> _TASK DIRECTIONS_: Return the lines that follow, exactly as they appear, from the first through the one containing "const seriesWidths = [2.5, 2.5, 1.2, 1.2, 1.2, 1.2];"; no pictures are to be included.
** Start ENTRIES SHOWN **
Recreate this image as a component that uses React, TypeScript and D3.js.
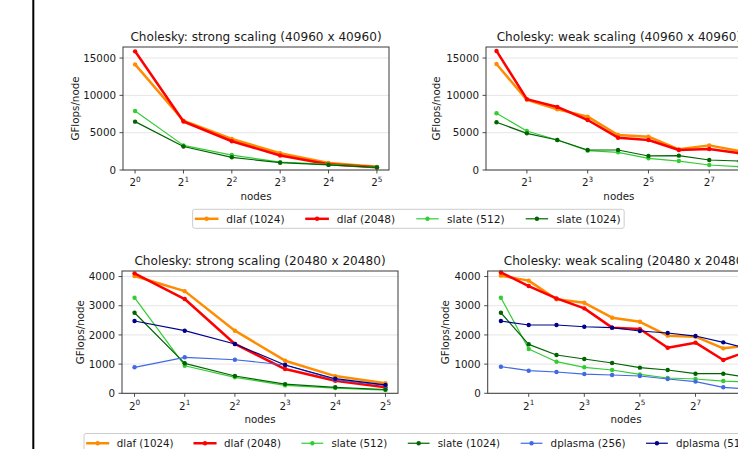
import React from 'react';
import * as d3 from 'd3';

const FONT = "'DejaVu Sans', 'Liberation Sans', sans-serif";

// ---- series meta ----
const seriesNames = ['dlaf (1024)', 'dlaf (2048)', 'slate (512)', 'slate (1024)', 'dplasma (256)', 'dplasma (512)'];
const seriesColors = ['#ff8c00', '#ff0000', '#32cd32', '#006400', '#4169e1', '#00008b'];
const seriesWidths = [2.5, 2.5, 1.2, 1.2, 1.2, 1.2];

// ---- x values (nodes) ----
const strongNodes = [1, 2, 4, 8, 16, 32];
const weak40Nodes = [1, 2, 4, 8, 16, 32, 64, 128, 256];
const weak20Nodes = [1, 2, 4, 8, 16, 32, 64, 128, 256, 512];

// ---- tick values ----
const strongXTicks = [1, 2, 4, 8, 16, 32];
const weak40XTicks = [2, 8, 32, 128];
const weak20XTicks = [2, 8, 32, 128];
const yTicks40 = [0, 5000, 10000, 15000];
const yTicks20 = [0, 1000, 2000, 3000, 4000];

// ---- Cholesky strong scaling (40960 x 40960) ----
const strong40_dlaf1024 = [14150, 6600, 4150, 2250, 950, 420];
const strong40_dlaf2048 = [15900, 6500, 3850, 1950, 780, 370];
const strong40_slate512 = [7900, 3300, 2000, 1050, 750, 380];
const strong40_slate1024 = [6480, 3150, 1700, 980, 680, 340];

// ---- Cholesky weak scaling (40960 x 40960) ----
const weak40_dlaf1024 = [14200, 9400, 8130, 7150, 4690, 4470, 2770, 3300, 2550];
const weak40_dlaf2048 = [15950, 9500, 8450, 6700, 4330, 4020, 2680, 2810, 2240];
const weak40_slate512 = [7600, 5230, 4020, 2590, 2370, 1560, 1200, 670, 440];
const weak40_slate1024 = [6390, 4910, 4020, 2680, 2680, 1880, 1920, 1340, 1200];

// ---- Cholesky strong scaling (20480 x 20480) ----
const strong20_dlaf1024 = [4020, 3500, 2145, 1117, 590, 342];
const strong20_dlaf2048 = [4110, 3230, 1690, 830, 430, 205];
const strong20_slate512 = [3275, 945, 548, 270, 180, 110];
const strong20_slate1024 = [2760, 1027, 592, 315, 205, 130];
const strong20_dplasma256 = [890, 1233, 1150, 970, 470, 270];
const strong20_dplasma512 = [2477, 2145, 1690, 970, 500, 290];

// ---- Cholesky weak scaling (20480 x 20480) ----
const weak20_dlaf1024 = [4030, 3860, 3220, 3100, 2590, 2450, 1975, 1940, 1540, 1650];
const weak20_dlaf2048 = [4140, 3675, 3250, 2910, 2250, 2200, 1560, 1735, 1140, 1480];
const weak20_slate512 = [3275, 1517, 1083, 890, 798, 650, 525, 490, 420, 380];
const weak20_slate1024 = [2760, 1678, 1312, 1175, 1038, 878, 798, 672, 672, 530];
const weak20_dplasma256 = [912, 775, 730, 660, 627, 593, 490, 400, 205, 140];
const weak20_dplasma512 = [2477, 2340, 2340, 2280, 2250, 2135, 2065, 1962, 1745, 1500];

type PanelSpec = {
  title: string;
  left: number; right: number; top: number; bottom: number;
  expMin: number; expMax: number;
  yMax: number;
  yTicks: number[];
  xTicks: number[];
  nodes: number[];
  series: number[][];
  ylabelOffset: number;
};

const panels: PanelSpec[] = [
  {
    title: 'Cholesky: strong scaling (40960 x 40960)',
    left: 123, right: 389, top: 47, bottom: 170,
    expMin: -0.25, expMax: 5.25, yMax: 16480, yTicks: yTicks40, xTicks: strongXTicks,
    nodes: strongNodes,
    series: [strong40_dlaf1024, strong40_dlaf2048, strong40_slate512, strong40_slate1024],
    ylabelOffset: 44.5,
  },
  {
    title: 'Cholesky: weak scaling (40960 x 40960)',
    left: 486, right: 751.8, top: 47, bottom: 170,
    expMin: -0.345, expMax: 8.4, yMax: 16480, yTicks: yTicks40, xTicks: weak40XTicks,
    nodes: weak40Nodes,
    series: [weak40_dlaf1024, weak40_dlaf2048, weak40_slate512, weak40_slate1024],
    ylabelOffset: 45.6,
  },
  {
    title: 'Cholesky: strong scaling (20480 x 20480)',
    left: 122, right: 398, top: 271, bottom: 393.3,
    expMin: -0.25, expMax: 5.25, yMax: 4190, yTicks: yTicks20, xTicks: strongXTicks,
    nodes: strongNodes,
    series: [strong20_dlaf1024, strong20_dlaf2048, strong20_slate512, strong20_slate1024, strong20_dplasma256, strong20_dplasma512],
    ylabelOffset: 38.3,
  },
  {
    title: 'Cholesky: weak scaling (20480 x 20480)',
    left: 487.7, right: 764.3, top: 271, bottom: 393.3,
    expMin: -0.475, expMax: 9.475, yMax: 4190, yTicks: yTicks20, xTicks: weak20XTicks,
    nodes: weak20Nodes,
    series: [weak20_dlaf1024, weak20_dlaf2048, weak20_slate512, weak20_slate1024, weak20_dplasma256, weak20_dplasma512],
    ylabelOffset: 39,
  },
];

let _ctx: CanvasRenderingContext2D | null = null;
function textWidth(s: string, size: number): number {
  if (!_ctx) {
    const c = document.createElement('canvas');
    _ctx = c.getContext('2d');
  }
  if (!_ctx) return s.length * size * 0.55;
  _ctx.font = `${size}px "DejaVu Sans"`;
  return _ctx.measureText(s).width;
}

const TEXT = '#1a1a1a';
const SPINE = '#3a3a3a';

function Panel({ p }: { p: PanelSpec }) {
  const x = d3.scaleLog().base(2).domain([Math.pow(2, p.expMin), Math.pow(2, p.expMax)]).range([p.left, p.right]);
  const y = d3.scaleLinear().domain([0, p.yMax]).range([p.bottom, p.top]);
  const line = d3.line<[number, number]>().x(d => x(d[0])).y(d => y(d[1]));
  const cx = (p.left + p.right) / 2;
  const cy = (p.top + p.bottom) / 2;
  const fs = 10.3;
  return (
    <g>
      {p.yTicks.map(t => (
        <line key={'g' + t} x1={p.left} x2={p.right} y1={y(t)} y2={y(t)} stroke="#e6e6e6" strokeWidth={1} />
      ))}
      {p.series.map((vals, i) => {
        const pts: [number, number][] = vals.map((v, j) => [p.nodes[j], v]);
        return (
          <g key={'s' + i}>
            <path d={line(pts) || ''} fill="none" stroke={seriesColors[i]} strokeWidth={seriesWidths[i]} strokeLinejoin="round" />
            {pts.map((pt, j) => (
              <circle key={j} cx={x(pt[0])} cy={y(pt[1])} r={2.2} fill={seriesColors[i]} />
            ))}
          </g>
        );
      })}
      <rect x={p.left} y={p.top} width={p.right - p.left} height={p.bottom - p.top} fill="none" stroke={SPINE} strokeWidth={1} />
      {p.yTicks.map(t => (
        <g key={'y' + t}>
          <line x1={p.left - 3.5} x2={p.left} y1={y(t)} y2={y(t)} stroke={SPINE} strokeWidth={0.9} />
          <text x={p.left - 7} y={y(t) + 3.7} textAnchor="end" fontSize={fs} fill={TEXT} fontFamily={FONT}>{t}</text>
        </g>
      ))}
      {p.xTicks.map(t => (
        <g key={'x' + t}>
          <line x1={x(t)} x2={x(t)} y1={p.bottom} y2={p.bottom + 3.5} stroke={SPINE} strokeWidth={0.9} />
          <text x={x(t)} y={p.bottom + 16.3} textAnchor="middle" fontSize={fs} fill={TEXT} fontFamily={FONT}>
            2<tspan dy={-4.8} fontSize={7.3}>{Math.round(Math.log2(t))}</tspan>
          </text>
        </g>
      ))}
      <text x={cx} y={p.bottom + 29.6} textAnchor="middle" fontSize={fs} fill={TEXT} fontFamily={FONT}>nodes</text>
      <text transform={`translate(${p.left - p.ylabelOffset},${cy}) rotate(-90)`} textAnchor="middle" fontSize={fs} fill={TEXT} fontFamily={FONT}>GFlops/node</text>
      <text x={cx} y={p.top - 6} textAnchor="middle" fontSize={12.1} fill={TEXT} fontFamily={FONT}>{p.title}</text>
    </g>
  );
}

function Legend({ count, fs, left, center, top, height }: { count: number; fs: number; left?: number; center?: number; top: number; height: number }) {
  const handle = 2 * fs;
  const pad = 0.85 * fs;
  const col = 2.05 * fs;
  const border = 3.4;
  const items = seriesNames.slice(0, count);
  const widths = items.map(s => textWidth(s, fs));
  const total = border * 2 + widths.reduce((a, w) => a + handle + pad + w, 0) + col * (count - 1);
  const x0 = left !== undefined ? left : (center as number) - total / 2;
  let cur = x0 + border;
  const ty = top + height / 2;
  const entries = items.map((s, i) => {
    const hx = cur;
    cur += handle + pad + widths[i] + col;
    return (
      <g key={s}>
        <line x1={hx} x2={hx + handle} y1={ty} y2={ty} stroke={seriesColors[i]} strokeWidth={seriesWidths[i]} strokeLinecap="square" />
        <circle cx={hx + handle / 2} cy={ty} r={2.2} fill={seriesColors[i]} />
        <text x={hx + handle + pad} y={ty + 3.7} fontSize={fs} fill={TEXT} fontFamily={FONT}>{s}</text>
      </g>
    );
  });
  return (
    <g>
      <rect x={x0} y={top} width={total} height={height} rx={2} ry={2} fill="#fff" stroke="#cccccc" strokeWidth={1} />
      {entries}
    </g>
  );
}

export default function App() {
  return (
    <div style={{ position: 'fixed', left: 0, top: 0, width: 738, height: 449, overflow: 'hidden', background: '#fff' }}>
      <svg width={738} height={449} viewBox="0 0 738 449" style={{ display: 'block' }}>
        <rect x={0} y={0} width={738} height={449} fill="#fff" />
        <rect x={32.3} y={0} width={2} height={449} fill="#000" />
        {panels.map((p, i) => <Panel key={i} p={p} />)}
        <Legend count={4} fs={10.6} center={408.4} top={209.3} height={19} />
        <Legend count={6} fs={10.3} left={84} top={433.5} height={19.5} />
      </svg>
    </div>
  );
}
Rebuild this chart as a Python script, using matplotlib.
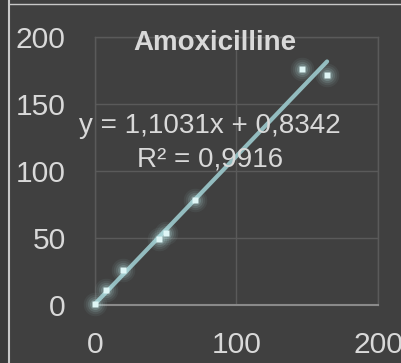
** End ENTRIES SHOWN **
> _SOLVED PROBLEM_:
Recreate this image as a component that uses React, TypeScript and D3.js.
import React from 'react';
import * as d3 from 'd3';

const FONT = "'DejaVu Sans', 'Liberation Sans', sans-serif";

// ---- series meta ----
const seriesNames = ['dlaf (1024)', 'dlaf (2048)', 'slate (512)', 'slate (1024)', 'dplasma (256)', 'dplasma (512)'];
const seriesColors = ['#ff8c00', '#ff0000', '#32cd32', '#006400', '#4169e1', '#00008b'];
const seriesWidths = [2.5, 2.5, 1.2, 1.2, 1.2, 1.2];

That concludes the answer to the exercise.